Blair not bent on top-up fees, says Clarke
Downing Street is "not wedded" to the idea of top-up fees for university students, the education secretary, Charles Clarke, told MPs yesterday. Though Tony Blair and his policy unit chief, Andrew Adonis, are widely seen as the prime movers behind proposals to charge higher fees, Mr Clarke insisted they were prepared to consider other ways of injecting more money into universities. "It is not the case that either the prime minister or his staff are wedded to top-up fees," he told the Commons. "What they are committed to is raising money for universities. The suggestion that there is a group of people madly focused on top-up fees is not the case."
High fees not a bar to poorer applicants
High tuition fees need not deter poorer students from applying to the best universities, Peter Lampl, a government adviser, said yesterday. In the United States more than half of high school graduates from the poorest families went on to university even though fees were far higher than in Britain, he said. Mr Lampl, who advises the Department for Education on university access, said that students in Britain should get used to borrowing to pay for university education.
(Times, Financial Times)
Universities under the microscope
Universities are to be subjected to in-depth scrutiny of the way they are run as part of a new inquiry into links between higher education and business. Gordon Brown wants the inquiry, to be led by Richard Lambert, the former Financial Times editor, to examine how universities should modernise their management. Officially, the independent investigation announced by the chancellor on Wednesday will study how universities can boost their income by developing closer relations with business. But senior Treasury sources made clear that Mr Brown also expected the Lambert inquiry to carry out a searching examination of university management practices.
Cabbie's £25,000 China fare
A taxi driver from Barnet arrived back in Britain yesterday after driving two Chinese passengers 10,016 miles from Beijing in the back of his black cab. Tony Arnold drove for 13 weeks across two continents. Along the way he had the job of teaching English to his two "fares", Scarlet, whose Chinese name is Yuchan Wang, and Chun Chun, whose Chinese name is Liang Yuchun. The journey was filmed for Chinese television. It is part of a drive by the Chinese government to encourage its population to speak English - and they chose a London cabbie as a teacher.

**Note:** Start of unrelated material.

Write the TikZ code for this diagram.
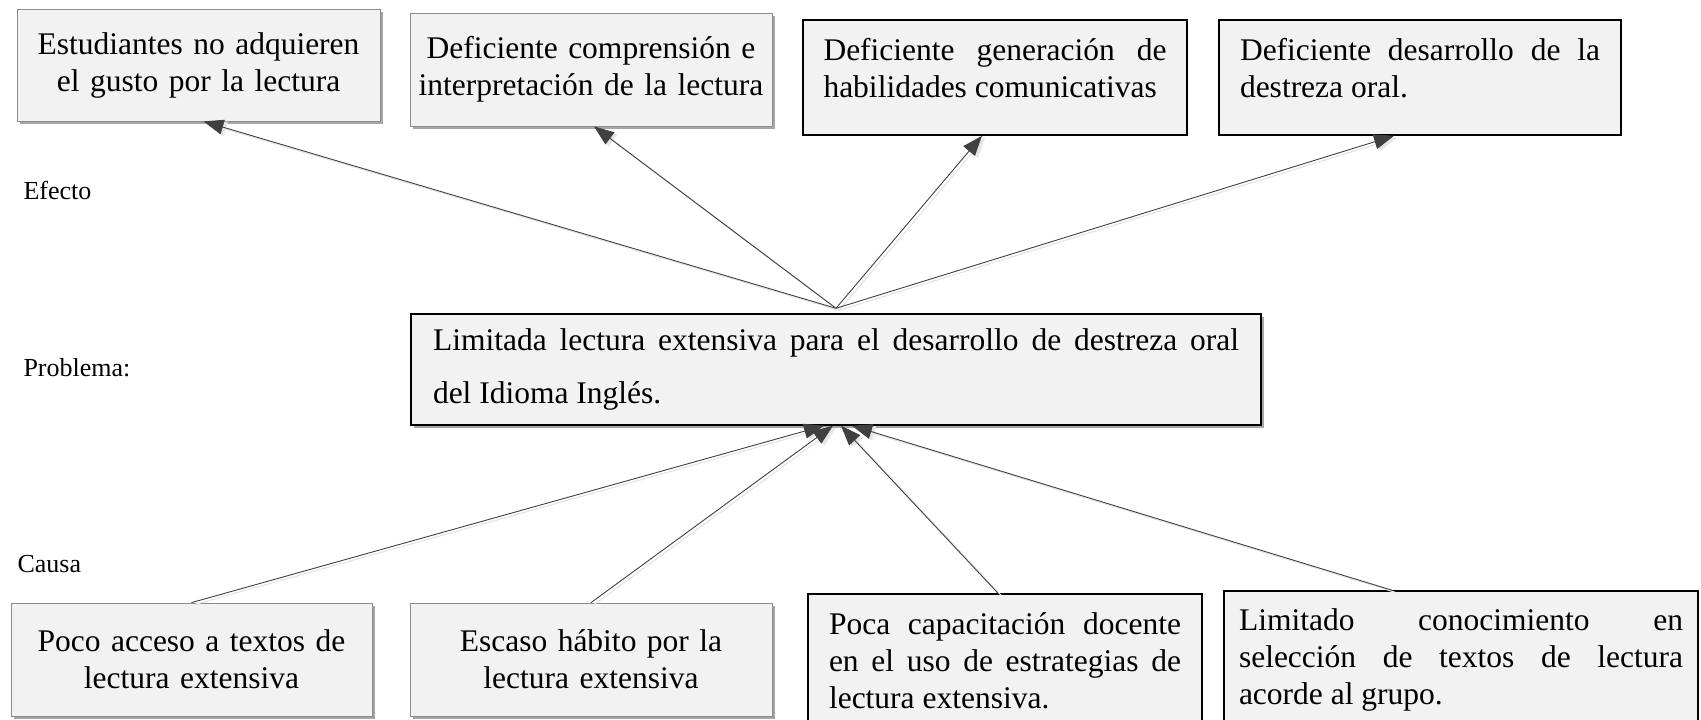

Website translates books into visual art
An American designer has made a website that turns books and documents into visual works of art by showing how every word in the text relates to every other one. The most striking effects have come through analysis of famous books such as Lewis Carroll's Alice in Wonderland , Shakespeare's plays and the Anglo-Saxon epic Beowulf . The site (www.TextArc.org) puts text into an interactive map that allows viewers to see relationships between words and characters at a glance, without having read the book. The more often a word appears, the brighter it will be in the display. The technique is to be displayed at the New York Public Library on a touch screen.
Groundbreaking transplant scientist dies
Rupert Billingham, the scientist whose groundbreaking experiments helped to win a Nobel Prize and opened the door to human organ transplants, has died aged 81, in Boston, Massachusetts.